◆ **What needs to be done**: Go through the listing and copy each line with the string "Give".

◆ **Available data**:
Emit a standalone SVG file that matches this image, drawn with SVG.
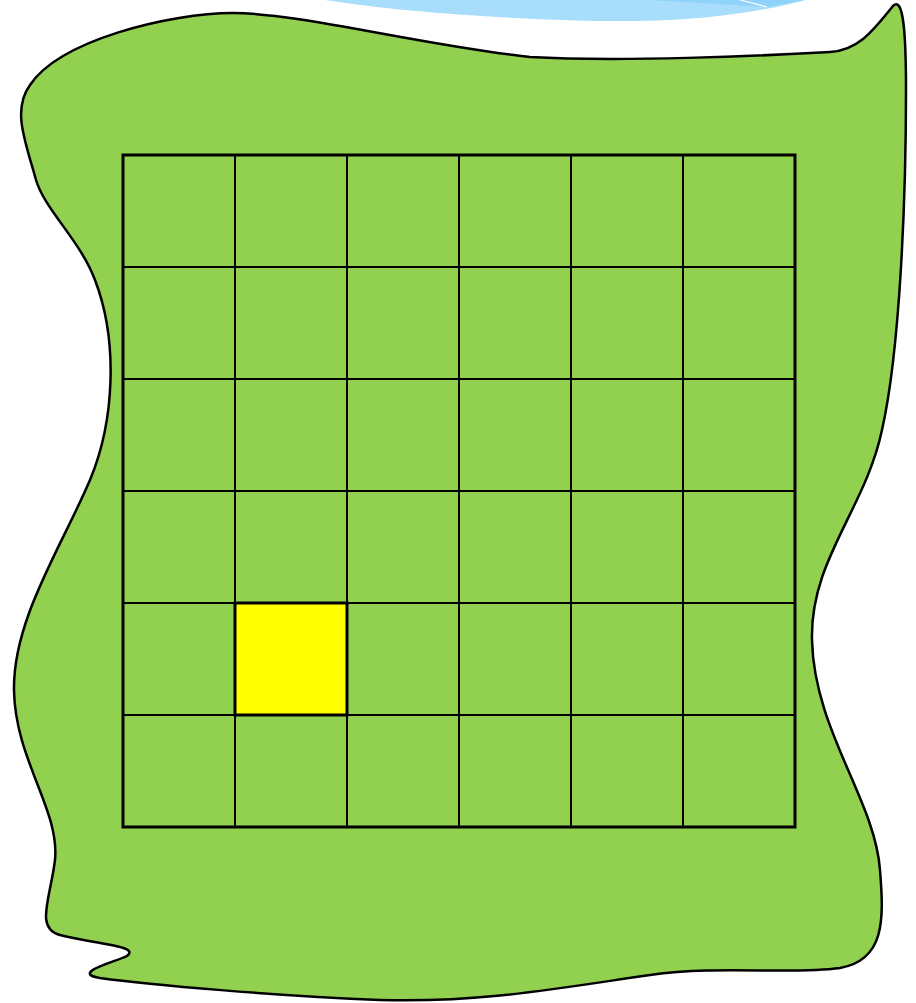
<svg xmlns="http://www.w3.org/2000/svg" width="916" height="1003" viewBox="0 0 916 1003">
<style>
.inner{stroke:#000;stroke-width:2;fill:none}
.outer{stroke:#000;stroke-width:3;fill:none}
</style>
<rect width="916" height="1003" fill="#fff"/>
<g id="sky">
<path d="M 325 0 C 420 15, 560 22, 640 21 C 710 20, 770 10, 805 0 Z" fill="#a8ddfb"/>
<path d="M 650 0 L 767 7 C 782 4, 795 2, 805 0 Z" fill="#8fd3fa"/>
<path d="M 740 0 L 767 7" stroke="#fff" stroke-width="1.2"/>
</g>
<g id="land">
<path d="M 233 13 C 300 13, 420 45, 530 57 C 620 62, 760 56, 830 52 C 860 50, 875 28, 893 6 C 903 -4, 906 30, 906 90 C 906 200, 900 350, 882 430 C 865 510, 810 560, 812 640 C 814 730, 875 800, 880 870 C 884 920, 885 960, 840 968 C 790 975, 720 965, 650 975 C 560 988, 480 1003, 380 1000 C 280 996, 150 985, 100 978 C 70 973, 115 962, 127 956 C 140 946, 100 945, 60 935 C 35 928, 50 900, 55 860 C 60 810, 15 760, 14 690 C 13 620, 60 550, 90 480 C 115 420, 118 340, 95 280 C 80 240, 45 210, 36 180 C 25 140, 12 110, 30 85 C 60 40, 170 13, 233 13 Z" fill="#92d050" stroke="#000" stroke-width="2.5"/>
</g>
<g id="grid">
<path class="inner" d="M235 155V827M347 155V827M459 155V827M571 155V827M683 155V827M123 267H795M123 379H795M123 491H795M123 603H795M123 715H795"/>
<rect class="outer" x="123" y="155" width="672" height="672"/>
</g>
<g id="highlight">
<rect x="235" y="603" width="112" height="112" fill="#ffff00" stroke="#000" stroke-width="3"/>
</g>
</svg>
* * *
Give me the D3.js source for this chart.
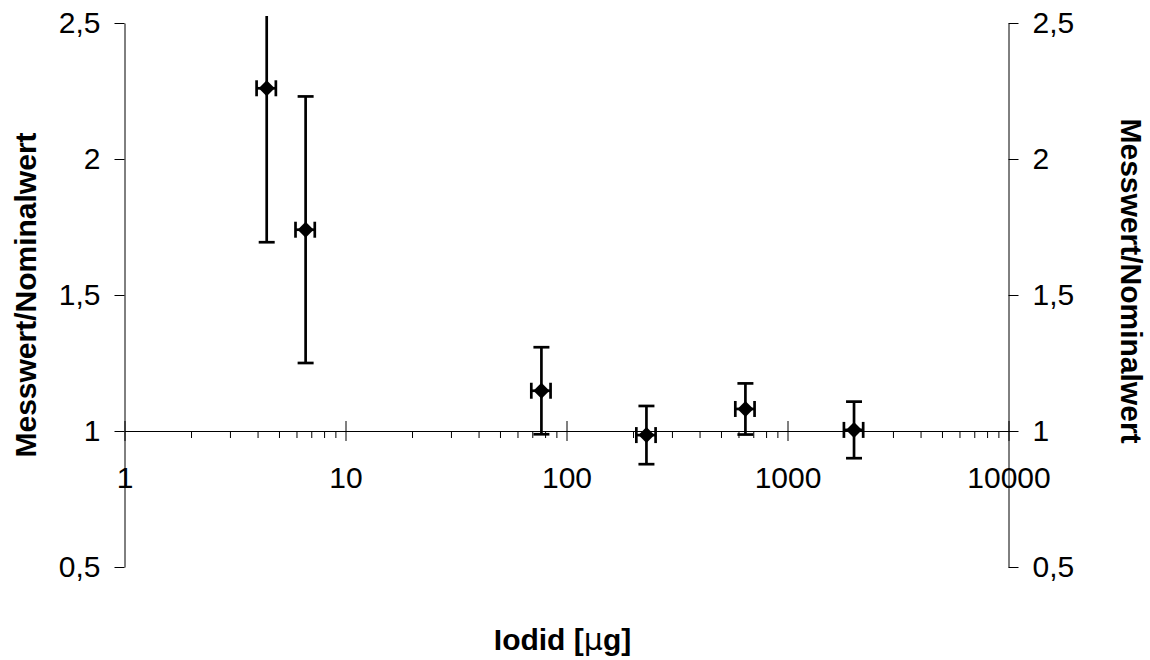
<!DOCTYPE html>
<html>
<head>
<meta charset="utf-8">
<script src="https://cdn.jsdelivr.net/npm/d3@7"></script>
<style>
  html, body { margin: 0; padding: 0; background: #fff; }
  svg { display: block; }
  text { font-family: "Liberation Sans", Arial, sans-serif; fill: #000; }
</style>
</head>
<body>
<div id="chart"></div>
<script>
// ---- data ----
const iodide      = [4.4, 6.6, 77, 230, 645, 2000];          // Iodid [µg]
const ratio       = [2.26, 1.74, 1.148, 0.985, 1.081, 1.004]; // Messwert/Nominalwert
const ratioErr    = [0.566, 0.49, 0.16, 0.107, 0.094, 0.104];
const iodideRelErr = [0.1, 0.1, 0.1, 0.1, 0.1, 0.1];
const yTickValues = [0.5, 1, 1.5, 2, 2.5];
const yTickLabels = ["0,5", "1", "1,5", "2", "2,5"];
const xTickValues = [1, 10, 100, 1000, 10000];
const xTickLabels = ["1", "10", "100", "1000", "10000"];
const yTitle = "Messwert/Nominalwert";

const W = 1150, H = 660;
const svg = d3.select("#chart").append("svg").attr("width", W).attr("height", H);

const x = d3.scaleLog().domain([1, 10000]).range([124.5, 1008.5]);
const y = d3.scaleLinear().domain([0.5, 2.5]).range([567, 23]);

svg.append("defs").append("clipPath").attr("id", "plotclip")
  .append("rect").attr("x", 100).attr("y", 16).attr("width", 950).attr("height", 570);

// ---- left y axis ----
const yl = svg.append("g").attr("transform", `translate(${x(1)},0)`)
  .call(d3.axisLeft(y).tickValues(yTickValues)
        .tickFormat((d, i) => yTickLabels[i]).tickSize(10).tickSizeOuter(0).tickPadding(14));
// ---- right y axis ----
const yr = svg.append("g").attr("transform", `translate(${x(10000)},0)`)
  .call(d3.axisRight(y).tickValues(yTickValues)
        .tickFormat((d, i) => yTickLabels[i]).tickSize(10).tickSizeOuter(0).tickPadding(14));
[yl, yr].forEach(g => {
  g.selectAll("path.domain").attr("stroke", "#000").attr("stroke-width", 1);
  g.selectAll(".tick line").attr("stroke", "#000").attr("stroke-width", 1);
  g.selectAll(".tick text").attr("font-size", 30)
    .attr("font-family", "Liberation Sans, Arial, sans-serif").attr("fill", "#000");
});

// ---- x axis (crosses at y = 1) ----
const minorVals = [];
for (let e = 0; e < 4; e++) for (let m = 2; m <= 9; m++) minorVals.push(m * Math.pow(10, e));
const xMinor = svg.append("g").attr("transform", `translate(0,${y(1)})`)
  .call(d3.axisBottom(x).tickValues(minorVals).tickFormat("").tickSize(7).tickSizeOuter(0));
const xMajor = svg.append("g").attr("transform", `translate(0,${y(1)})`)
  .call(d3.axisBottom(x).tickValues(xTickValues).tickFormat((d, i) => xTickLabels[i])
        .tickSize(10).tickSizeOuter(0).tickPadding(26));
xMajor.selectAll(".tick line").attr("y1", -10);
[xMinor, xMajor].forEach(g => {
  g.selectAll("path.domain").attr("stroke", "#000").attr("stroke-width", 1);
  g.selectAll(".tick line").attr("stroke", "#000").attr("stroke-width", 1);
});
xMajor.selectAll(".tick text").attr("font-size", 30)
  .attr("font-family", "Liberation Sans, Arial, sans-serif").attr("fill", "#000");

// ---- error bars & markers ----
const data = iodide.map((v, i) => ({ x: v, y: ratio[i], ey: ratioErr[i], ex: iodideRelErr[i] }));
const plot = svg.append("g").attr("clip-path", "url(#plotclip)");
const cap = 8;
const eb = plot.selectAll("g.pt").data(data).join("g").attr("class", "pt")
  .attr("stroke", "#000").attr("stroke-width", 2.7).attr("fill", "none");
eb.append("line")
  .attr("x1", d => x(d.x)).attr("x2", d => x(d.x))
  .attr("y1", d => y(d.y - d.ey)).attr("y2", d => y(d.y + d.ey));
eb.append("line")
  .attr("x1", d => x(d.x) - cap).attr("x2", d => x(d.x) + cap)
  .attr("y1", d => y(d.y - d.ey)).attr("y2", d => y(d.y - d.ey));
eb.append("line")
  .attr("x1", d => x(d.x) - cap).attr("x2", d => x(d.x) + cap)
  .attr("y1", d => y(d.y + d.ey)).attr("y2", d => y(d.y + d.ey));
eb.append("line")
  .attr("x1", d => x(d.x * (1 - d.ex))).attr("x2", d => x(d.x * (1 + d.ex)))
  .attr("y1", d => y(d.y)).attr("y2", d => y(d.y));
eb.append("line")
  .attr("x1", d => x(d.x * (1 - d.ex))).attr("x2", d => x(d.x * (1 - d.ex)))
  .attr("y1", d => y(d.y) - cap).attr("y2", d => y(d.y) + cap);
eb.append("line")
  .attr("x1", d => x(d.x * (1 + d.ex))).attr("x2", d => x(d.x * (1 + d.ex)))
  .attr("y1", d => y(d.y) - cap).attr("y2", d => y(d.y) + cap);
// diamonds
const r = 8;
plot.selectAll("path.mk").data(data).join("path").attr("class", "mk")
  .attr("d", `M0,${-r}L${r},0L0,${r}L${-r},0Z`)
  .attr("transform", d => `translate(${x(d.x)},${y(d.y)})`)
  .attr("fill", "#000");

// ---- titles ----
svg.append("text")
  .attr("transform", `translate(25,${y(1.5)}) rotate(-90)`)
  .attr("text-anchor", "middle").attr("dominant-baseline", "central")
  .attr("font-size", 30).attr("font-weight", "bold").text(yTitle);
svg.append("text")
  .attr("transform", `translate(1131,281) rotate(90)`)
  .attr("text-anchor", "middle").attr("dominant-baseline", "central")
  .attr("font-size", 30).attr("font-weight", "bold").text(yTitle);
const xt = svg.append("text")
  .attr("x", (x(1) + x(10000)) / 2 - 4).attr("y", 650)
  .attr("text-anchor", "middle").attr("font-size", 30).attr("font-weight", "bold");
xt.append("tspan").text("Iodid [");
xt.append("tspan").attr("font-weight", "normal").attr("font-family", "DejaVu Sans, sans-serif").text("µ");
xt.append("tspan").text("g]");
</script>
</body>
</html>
* * *
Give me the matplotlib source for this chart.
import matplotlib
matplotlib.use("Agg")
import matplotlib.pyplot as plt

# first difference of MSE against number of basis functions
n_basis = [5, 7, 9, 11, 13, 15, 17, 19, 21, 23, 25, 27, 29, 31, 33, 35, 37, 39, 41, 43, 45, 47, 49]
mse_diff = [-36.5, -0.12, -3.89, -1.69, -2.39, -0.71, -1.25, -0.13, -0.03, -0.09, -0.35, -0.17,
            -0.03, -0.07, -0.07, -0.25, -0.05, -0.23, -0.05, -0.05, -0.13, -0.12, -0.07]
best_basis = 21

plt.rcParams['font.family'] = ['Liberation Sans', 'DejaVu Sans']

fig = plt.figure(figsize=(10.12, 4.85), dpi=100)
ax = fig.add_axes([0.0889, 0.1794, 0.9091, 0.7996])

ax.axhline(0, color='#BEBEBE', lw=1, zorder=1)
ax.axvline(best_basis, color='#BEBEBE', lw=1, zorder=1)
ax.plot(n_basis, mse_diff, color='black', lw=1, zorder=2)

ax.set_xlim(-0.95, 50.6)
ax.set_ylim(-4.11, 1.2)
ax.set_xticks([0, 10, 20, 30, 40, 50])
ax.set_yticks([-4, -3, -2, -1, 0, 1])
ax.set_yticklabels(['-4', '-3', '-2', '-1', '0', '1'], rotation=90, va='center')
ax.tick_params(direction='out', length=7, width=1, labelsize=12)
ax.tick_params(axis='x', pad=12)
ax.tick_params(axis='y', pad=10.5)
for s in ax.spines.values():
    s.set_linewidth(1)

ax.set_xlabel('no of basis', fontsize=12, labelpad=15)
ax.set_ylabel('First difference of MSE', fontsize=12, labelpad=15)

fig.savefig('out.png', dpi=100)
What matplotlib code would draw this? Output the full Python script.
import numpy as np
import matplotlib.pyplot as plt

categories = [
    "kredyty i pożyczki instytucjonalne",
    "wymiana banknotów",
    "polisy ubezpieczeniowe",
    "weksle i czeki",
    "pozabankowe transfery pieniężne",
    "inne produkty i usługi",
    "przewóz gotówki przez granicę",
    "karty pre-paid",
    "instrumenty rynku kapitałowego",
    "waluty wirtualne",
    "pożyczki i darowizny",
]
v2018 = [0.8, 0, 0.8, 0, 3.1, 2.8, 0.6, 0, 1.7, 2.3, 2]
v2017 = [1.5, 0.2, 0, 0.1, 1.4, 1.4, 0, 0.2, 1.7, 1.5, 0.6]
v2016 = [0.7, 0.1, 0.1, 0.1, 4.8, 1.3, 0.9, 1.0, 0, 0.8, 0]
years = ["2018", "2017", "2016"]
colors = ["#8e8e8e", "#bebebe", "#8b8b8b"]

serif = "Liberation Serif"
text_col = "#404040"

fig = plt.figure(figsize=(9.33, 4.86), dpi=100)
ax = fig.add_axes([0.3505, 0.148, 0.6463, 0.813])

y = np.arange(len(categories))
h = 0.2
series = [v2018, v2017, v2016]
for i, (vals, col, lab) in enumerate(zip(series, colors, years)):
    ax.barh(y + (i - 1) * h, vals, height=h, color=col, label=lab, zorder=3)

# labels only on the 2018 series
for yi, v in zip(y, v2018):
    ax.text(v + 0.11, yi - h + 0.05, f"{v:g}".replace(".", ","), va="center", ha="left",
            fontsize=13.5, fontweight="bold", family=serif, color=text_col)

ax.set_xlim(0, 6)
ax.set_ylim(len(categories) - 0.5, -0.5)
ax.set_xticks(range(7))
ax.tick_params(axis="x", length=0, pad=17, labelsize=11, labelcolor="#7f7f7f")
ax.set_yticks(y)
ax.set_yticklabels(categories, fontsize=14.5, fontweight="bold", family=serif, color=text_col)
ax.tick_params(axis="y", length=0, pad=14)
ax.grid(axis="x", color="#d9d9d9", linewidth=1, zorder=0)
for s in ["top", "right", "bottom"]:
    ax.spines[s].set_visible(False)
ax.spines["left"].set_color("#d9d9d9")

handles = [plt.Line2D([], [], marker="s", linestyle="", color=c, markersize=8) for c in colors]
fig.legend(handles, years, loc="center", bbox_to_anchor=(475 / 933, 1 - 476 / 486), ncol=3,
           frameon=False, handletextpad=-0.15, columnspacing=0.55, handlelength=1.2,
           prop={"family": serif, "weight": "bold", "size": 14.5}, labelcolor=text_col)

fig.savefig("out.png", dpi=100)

◆ **Exercise response**:
Give me the D3.js source for this chart.
Give me the matplotlib source for this chart.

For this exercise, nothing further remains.